* Set exercise:
Go through the material and write it all out exactly, minus the pictures.

* Supplied information:
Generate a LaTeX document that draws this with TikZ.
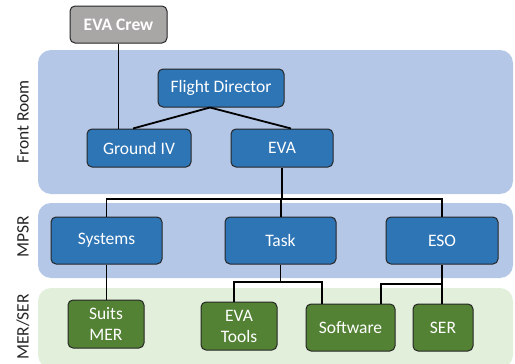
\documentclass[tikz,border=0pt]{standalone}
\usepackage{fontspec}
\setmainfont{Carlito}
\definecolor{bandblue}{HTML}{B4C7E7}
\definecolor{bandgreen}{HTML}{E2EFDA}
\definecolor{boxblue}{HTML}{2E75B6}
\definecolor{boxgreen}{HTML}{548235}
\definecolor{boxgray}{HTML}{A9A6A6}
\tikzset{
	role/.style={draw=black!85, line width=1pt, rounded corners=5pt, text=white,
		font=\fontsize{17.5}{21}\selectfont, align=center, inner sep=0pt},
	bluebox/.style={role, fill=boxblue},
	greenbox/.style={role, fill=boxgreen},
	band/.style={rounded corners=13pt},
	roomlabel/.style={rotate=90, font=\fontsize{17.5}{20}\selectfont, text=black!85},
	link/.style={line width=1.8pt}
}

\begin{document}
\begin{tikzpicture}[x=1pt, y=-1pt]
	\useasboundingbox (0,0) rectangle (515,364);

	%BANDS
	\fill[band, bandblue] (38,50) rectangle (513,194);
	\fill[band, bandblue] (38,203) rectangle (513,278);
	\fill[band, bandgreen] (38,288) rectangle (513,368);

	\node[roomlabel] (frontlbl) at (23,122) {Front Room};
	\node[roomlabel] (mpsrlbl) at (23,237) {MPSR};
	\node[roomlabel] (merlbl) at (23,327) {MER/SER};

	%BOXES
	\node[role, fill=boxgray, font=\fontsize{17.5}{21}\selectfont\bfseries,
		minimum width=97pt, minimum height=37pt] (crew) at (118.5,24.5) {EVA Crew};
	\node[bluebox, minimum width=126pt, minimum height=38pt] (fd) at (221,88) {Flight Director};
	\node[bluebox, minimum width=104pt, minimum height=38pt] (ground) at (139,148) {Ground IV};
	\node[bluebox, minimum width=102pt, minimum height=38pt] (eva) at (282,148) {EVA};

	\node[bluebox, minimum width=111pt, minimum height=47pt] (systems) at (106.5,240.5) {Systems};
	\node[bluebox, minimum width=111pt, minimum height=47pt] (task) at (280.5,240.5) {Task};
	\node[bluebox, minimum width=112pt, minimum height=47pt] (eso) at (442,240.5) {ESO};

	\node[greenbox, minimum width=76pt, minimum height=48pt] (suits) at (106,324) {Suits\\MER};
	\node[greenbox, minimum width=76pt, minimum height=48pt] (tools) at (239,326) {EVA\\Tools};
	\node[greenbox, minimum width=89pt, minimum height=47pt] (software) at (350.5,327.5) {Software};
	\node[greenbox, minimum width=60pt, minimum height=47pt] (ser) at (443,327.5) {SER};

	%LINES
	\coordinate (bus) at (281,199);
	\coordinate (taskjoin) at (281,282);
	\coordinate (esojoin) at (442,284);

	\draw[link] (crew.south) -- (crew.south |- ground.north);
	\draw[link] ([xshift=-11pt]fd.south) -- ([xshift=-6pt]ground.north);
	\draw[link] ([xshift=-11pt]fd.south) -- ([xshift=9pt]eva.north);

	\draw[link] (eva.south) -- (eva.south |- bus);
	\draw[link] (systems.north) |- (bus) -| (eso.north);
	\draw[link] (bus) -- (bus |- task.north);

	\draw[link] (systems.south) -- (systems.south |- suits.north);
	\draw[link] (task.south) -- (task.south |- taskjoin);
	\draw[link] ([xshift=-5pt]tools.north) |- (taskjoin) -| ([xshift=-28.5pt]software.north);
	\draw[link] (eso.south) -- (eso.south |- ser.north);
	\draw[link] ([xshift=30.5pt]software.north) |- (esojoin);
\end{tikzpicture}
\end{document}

* Right answer:
Generate a LaTeX document that draws this with TikZ.
\documentclass[tikz,border=0pt]{standalone}
\usepackage{fontspec}
\setmainfont{Carlito}
\definecolor{bandblue}{HTML}{B4C7E7}
\definecolor{bandgreen}{HTML}{E2EFDA}
\definecolor{boxblue}{HTML}{2E75B6}
\definecolor{boxgreen}{HTML}{548235}
\definecolor{boxgray}{HTML}{A9A6A6}
\tikzset{
	role/.style={draw=black!85, line width=1pt, rounded corners=5pt, text=white,
		font=\fontsize{17.5}{21}\selectfont, align=center, inner sep=0pt},
	bluebox/.style={role, fill=boxblue},
	greenbox/.style={role, fill=boxgreen},
	band/.style={rounded corners=13pt},
	roomlabel/.style={rotate=90, font=\fontsize{17.5}{20}\selectfont, text=black!85},
	link/.style={line width=1.8pt}
}

\begin{document}
\begin{tikzpicture}[x=1pt, y=-1pt]
	\useasboundingbox (0,0) rectangle (515,364);

	%BANDS
	\fill[band, bandblue] (38,50) rectangle (513,194);
	\fill[band, bandblue] (38,203) rectangle (513,278);
	\fill[band, bandgreen] (38,288) rectangle (513,368);

	\node[roomlabel] (frontlbl) at (23,122) {Front Room};
	\node[roomlabel] (mpsrlbl) at (23,237) {MPSR};
	\node[roomlabel] (merlbl) at (23,327) {MER/SER};

	%BOXES
	\node[role, fill=boxgray, font=\fontsize{17.5}{21}\selectfont\bfseries,
		minimum width=97pt, minimum height=37pt] (crew) at (118.5,24.5) {EVA Crew};
	\node[bluebox, minimum width=126pt, minimum height=38pt] (fd) at (221,88) {Flight Director};
	\node[bluebox, minimum width=104pt, minimum height=38pt] (ground) at (139,148) {Ground IV};
	\node[bluebox, minimum width=102pt, minimum height=38pt] (eva) at (282,148) {EVA};

	\node[bluebox, minimum width=111pt, minimum height=47pt] (systems) at (106.5,240.5) {Systems};
	\node[bluebox, minimum width=111pt, minimum height=47pt] (task) at (280.5,240.5) {Task};
	\node[bluebox, minimum width=112pt, minimum height=47pt] (eso) at (442,240.5) {ESO};

	\node[greenbox, minimum width=76pt, minimum height=48pt] (suits) at (106,324) {Suits\\MER};
	\node[greenbox, minimum width=76pt, minimum height=48pt] (tools) at (239,326) {EVA\\Tools};
	\node[greenbox, minimum width=89pt, minimum height=47pt] (software) at (350.5,327.5) {Software};
	\node[greenbox, minimum width=60pt, minimum height=47pt] (ser) at (443,327.5) {SER};

	%LINES
	\coordinate (bus) at (281,199);
	\coordinate (taskjoin) at (281,282);
	\coordinate (esojoin) at (442,284);

	\draw[link] (crew.south) -- (crew.south |- ground.north);
	\draw[link] ([xshift=-11pt]fd.south) -- ([xshift=-6pt]ground.north);
	\draw[link] ([xshift=-11pt]fd.south) -- ([xshift=9pt]eva.north);

	\draw[link] (eva.south) -- (eva.south |- bus);
	\draw[link] (systems.north) |- (bus) -| (eso.north);
	\draw[link] (bus) -- (bus |- task.north);

	\draw[link] (systems.south) -- (systems.south |- suits.north);
	\draw[link] (task.south) -- (task.south |- taskjoin);
	\draw[link] ([xshift=-5pt]tools.north) |- (taskjoin) -| ([xshift=-28.5pt]software.north);
	\draw[link] (eso.south) -- (eso.south |- ser.north);
	\draw[link] ([xshift=30.5pt]software.north) |- (esojoin);
\end{tikzpicture}
\end{document}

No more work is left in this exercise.